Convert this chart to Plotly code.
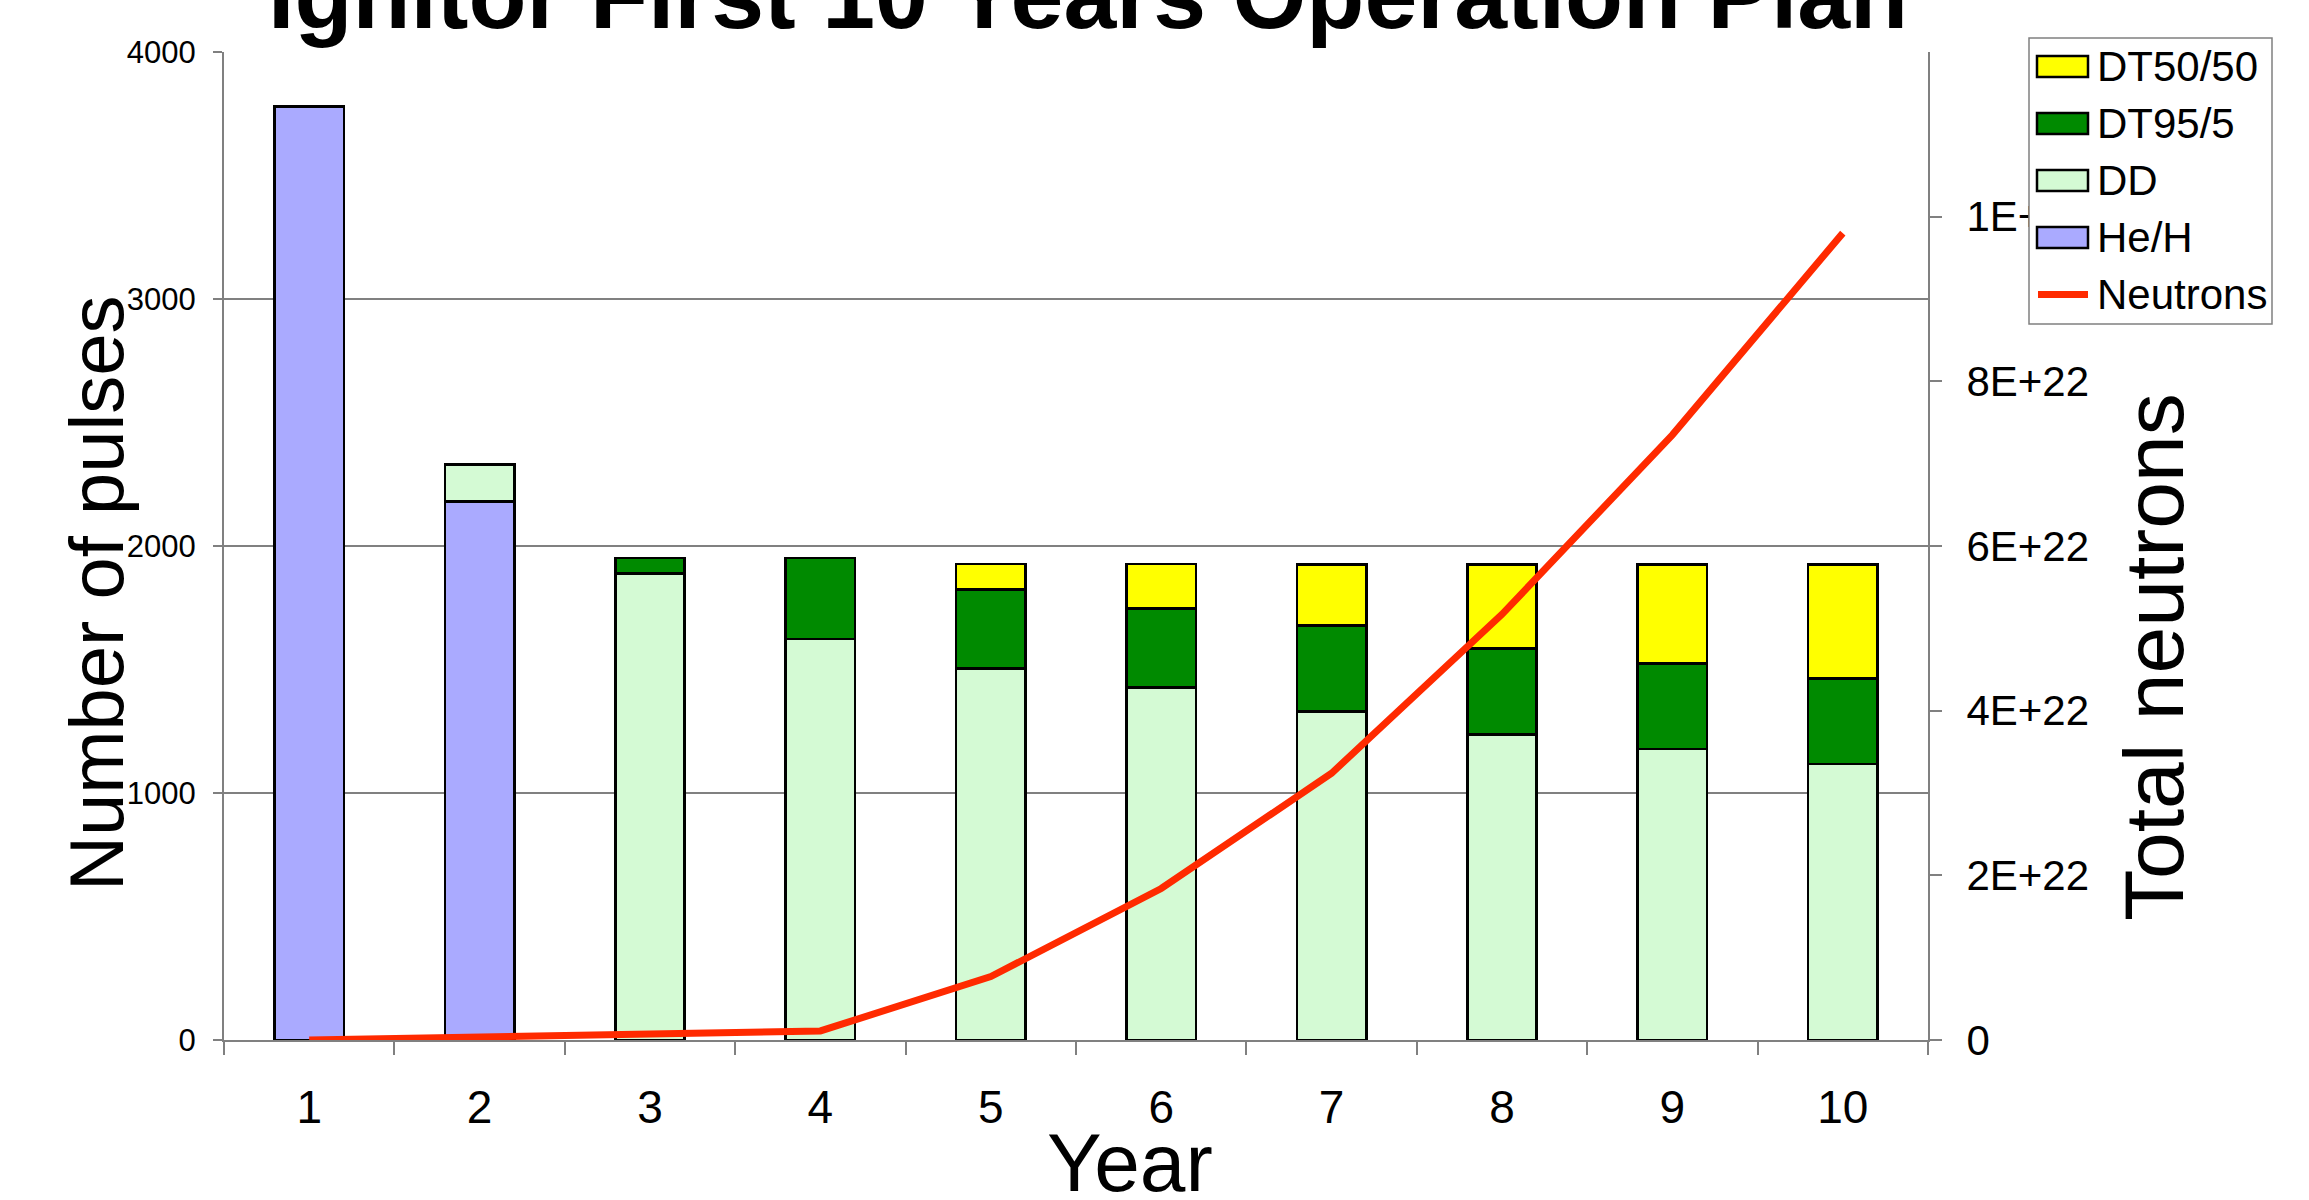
import plotly.graph_objects as go

# ---------------- data ----------------
years = ["1", "2", "3", "4", "5", "6", "7", "8", "9", "10"]
he_h = [3780, 2180, 0, 0, 0, 0, 0, 0, 0, 0]
dd = [0, 150, 1890, 1623, 1504, 1427, 1331, 1238, 1178, 1118]
dt95_5 = [0, 0, 62, 329, 321, 320, 347, 347, 346, 347]
dt50_50 = [0, 0, 0, 0, 102, 180, 247, 341, 402, 461]
neutrons = [0, 3.0e20, 7.0e20, 1.1e21, 7.7e21, 1.84e22, 3.24e22, 5.17e22, 7.35e22, 9.8e22]

left_ticks = [0, 1000, 2000, 3000, 4000]
right_tickvals = [0, 2e22, 4e22, 6e22, 8e22, 1e23]
right_ticktext = ["0", "2E+22", "4E+22", "6E+22", "8E+22", "1E+23"]

series_names = ["He/H", "DD", "DT95/5", "DT50/50"]
series_colors = ["#aaaaff", "#d4fad4", "#008a00", "#ffff00"]
line_name = "Neutrons"
line_color = "#ff2a00"

title_text = "Ignitor First 10 Years Operation Plan"
x_title = "Year"
y_title = "Number of pulses"
y2_title = "Total neutrons"

# ---------------- layout geometry (pixels) ----------------
W, H = 2309, 1200
PL, PR, PT, PB = 224, 1928, 52, 1040
FONT = "Arial, Liberation Sans, sans-serif"
GRAY = "#808080"


def px(xp):
    return (xp - PL) / (PR - PL)


def py(yp):
    return (PB - yp) / (PB - PT)


fig = go.Figure()
for name, vals, col in zip(series_names, [he_h, dd, dt95_5, dt50_50], series_colors):
    fig.add_trace(go.Bar(
        x=years, y=vals, name=name,
        marker=dict(color=col, line=dict(color="black", width=2.7)),
        showlegend=False,
    ))

fig.add_trace(go.Scatter(
    x=years, y=neutrons, name=line_name, yaxis="y2", mode="lines",
    line=dict(color=line_color, width=7), showlegend=False,
))

fig.update_layout(
    width=W, height=H,
    template="none",
    barmode="stack",
    bargap=0.593,
    paper_bgcolor="white",
    plot_bgcolor="white",
    margin=dict(l=PL, r=W - PR, t=PT, b=H - PB, autoexpand=False),
    font=dict(family=FONT, color="black"),
    showlegend=False,
    xaxis=dict(
        type="category", categoryarray=years, range=[-0.5, 9.5],
        tickson="boundaries", ticks="outside", ticklen=13, tickwidth=1.5,
        tickcolor=GRAY, showline=True, linecolor=GRAY, linewidth=2,
        showgrid=False, zeroline=False, tickfont=dict(size=46, family=FONT),
        ticklabelstandoff=26, automargin=False,
    ),
    yaxis=dict(
        range=[0, 4000], tickvals=left_ticks, ticks="outside", ticklen=9,
        tickwidth=1.5, tickcolor=GRAY, showline=True, linecolor=GRAY, linewidth=2,
        showgrid=True, gridcolor=GRAY, gridwidth=1.5, zeroline=False,
        tickfont=dict(size=31, family=FONT), ticklabelstandoff=11, automargin=False,
    ),
    yaxis2=dict(
        overlaying="y", side="right", range=[0, 1.2e23],
        tickvals=right_tickvals, ticktext=right_ticktext,
        ticks="outside", ticklen=12, tickwidth=1.5, tickcolor=GRAY,
        showline=True, linecolor=GRAY, linewidth=2, showgrid=False, zeroline=False,
        tickfont=dict(size=42, family=FONT), ticklabelstandoff=16, automargin=False,
    ),
)

annotations = [
    dict(text=f"<b>{title_text}</b>", x=px(1088), y=py(50), xref="paper", yref="paper",
         xanchor="center", yanchor="bottom", showarrow=False,
         font=dict(size=95, family=FONT, color="black")),
    dict(text=x_title, x=px(1130), y=py(1162), xref="paper", yref="paper",
         xanchor="center", yanchor="middle", showarrow=False,
         font=dict(size=82, family=FONT, color="black")),
    dict(text=y_title, x=px(96), y=py(593), xref="paper", yref="paper",
         xanchor="center", yanchor="middle", textangle=-90, showarrow=False,
         font=dict(size=76, family=FONT, color="black")),
    dict(text=y2_title, x=px(2154), y=py(657), xref="paper", yref="paper",
         xanchor="center", yanchor="middle", textangle=-90, showarrow=False,
         font=dict(size=84, family=FONT, color="black")),
]

# ---------------- custom legend ----------------
shapes = [dict(type="rect", xref="paper", yref="paper", layer="above",
               x0=px(2029), x1=px(2272), y0=py(324), y1=py(38),
               fillcolor="white", line=dict(color=GRAY, width=1.5))]
legend_items = list(zip(series_names, series_colors))[::-1] + [(line_name, line_color)]
for i, (name, col) in enumerate(legend_items):
    yc = 66.5 + 57 * i
    if name == line_name:
        shapes.append(dict(type="line", xref="paper", yref="paper", layer="above",
                           x0=px(2038), x1=px(2088), y0=py(yc), y1=py(yc),
                           line=dict(color=col, width=7)))
    else:
        shapes.append(dict(type="rect", xref="paper", yref="paper", layer="above",
                           x0=px(2037), x1=px(2088), y0=py(yc + 10.5), y1=py(yc - 10.5),
                           fillcolor=col, line=dict(color="black", width=2.5)))
    annotations.append(dict(text=name, x=px(2095), y=py(yc), xref="paper", yref="paper",
                            xanchor="left", yanchor="middle", showarrow=False,
                            font=dict(size=42, family=FONT, color="black")))

fig.update_layout(annotations=annotations, shapes=shapes)
fig.write_html("out.html")
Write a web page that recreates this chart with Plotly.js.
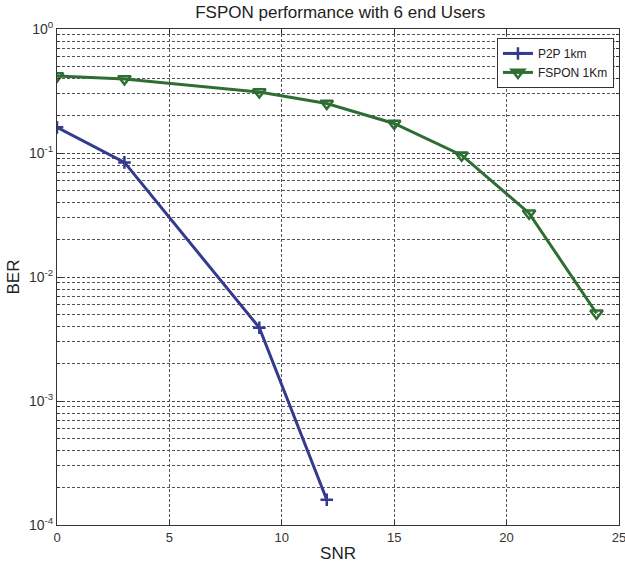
<!DOCTYPE html>
<html>
<head>
<meta charset="utf-8">
<script src="https://cdn.plot.ly/plotly-3.0.1.min.js"></script>
<style>html,body{margin:0;padding:0;background:#fff;}#chart{width:625px;height:566px;}</style>
</head>
<body>
<div id="chart"></div>
<script>
const snrP2P = [0, 3, 9, 12];
const berP2P = [0.161, 0.084, 0.0039, 0.00016];
const snrFSPON = [0, 3, 9, 12, 15, 18, 21, 24];
const berFSPON = [0.417, 0.395, 0.31, 0.251, 0.173, 0.096, 0.0327, 0.0051];
const seriesNames = ["P2P 1km", "FSPON 1Km"];
const xTicks = [0, 5, 10, 15, 20, 25];
const yTickVals = [1, 0.1, 0.01, 0.001, 0.0001];
const yTickText = ["10<sup>0</sup>", "10<sup>-1</sup>", "10<sup>-2</sup>", "10<sup>-3</sup>", "10<sup>-4</sup>"];
const yMinorVals = [];
[0.0001, 0.001, 0.01, 0.1].forEach(d => { for (let k = 2; k <= 9; k++) yMinorVals.push(+(d * k).toPrecision(3)); });

const traces = [
  {x: snrP2P, y: berP2P, name: seriesNames[0], mode: 'lines+markers', type: 'scatter',
   line: {color: '#343a8e', width: 3},
   marker: {symbol: 'cross-thin-open', size: 9, line: {color: '#343a8e', width: 2.5}}},
  {x: snrFSPON, y: berFSPON, name: seriesNames[1], mode: 'lines+markers', type: 'scatter',
   line: {color: '#2e6e33', width: 3},
   marker: {symbol: 'triangle-down-open', size: 11, color: '#2e6e33', line: {color: '#2e6e33', width: 2.5}}}
];

const layout = {
  width: 625, height: 566,
  margin: {l: 57, r: 6, t: 28.5, b: 41},
  paper_bgcolor: '#fff', plot_bgcolor: '#fff',
  font: {family: 'Liberation Sans, Arial, sans-serif', color: '#333'},
  title: {text: 'FSPON performance with 6 end Users', xref: 'paper', x: 0.504, xanchor: 'center',
          yref: 'container', y: 0.99, yanchor: 'top',
          font: {size: 17, color: '#222'}},
  showlegend: true,
  legend: {x: 0.991, xanchor: 'right', y: 0.982, yanchor: 'top', bgcolor: '#fff',
           bordercolor: '#333', borderwidth: 1, font: {size: 12, color: '#222'},
           tracegroupgap: 0, itemwidth: 30},
  xaxis: {range: [-0.001, 25.001], tickvals: xTicks, ticks: 'inside', ticklen: 5, tickcolor: '#333',
          ticklabeloverflow: 'allow',
          showline: true, linecolor: '#333', linewidth: 1, mirror: 'ticks',
          showgrid: true, gridcolor: '#555', griddash: '3px,2px', gridwidth: 1, zeroline: false,
          tickfont: {size: 13, color: '#333'},
          title: {text: 'SNR', font: {size: 17, color: '#222'}, standoff: 3}},
  yaxis: {type: 'log', range: [-4, 0], tickvals: yTickVals, ticktext: yTickText,
          ticks: 'inside', ticklen: 5, tickcolor: '#333',
          showline: true, linecolor: '#333', linewidth: 1, mirror: 'ticks',
          showgrid: true, gridcolor: '#444', griddash: '3px,2px', gridwidth: 1, zeroline: false,
          tickfont: {size: 14, color: '#333'},
          title: {text: 'BER', font: {size: 17, color: '#222'}, standoff: 4},
          minor: {tickvals: yMinorVals, ticks: 'inside', ticklen: 3, tickcolor: '#333',
                  showgrid: true, gridcolor: '#555', griddash: '3px,2px', gridwidth: 1}}
};

Plotly.newPlot('chart', traces, layout, {displayModeBar: false, staticPlot: true});
</script>
</body>
</html>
────────
## [Aim of the exercise]
Repeat only the lines from the beginning of the material through the line containing "import plotly.graph_objects as go", both ends kept, leaving pictures out.

## [Reply]
Convert this chart to Plotly code.
import plotly.graph_objects as go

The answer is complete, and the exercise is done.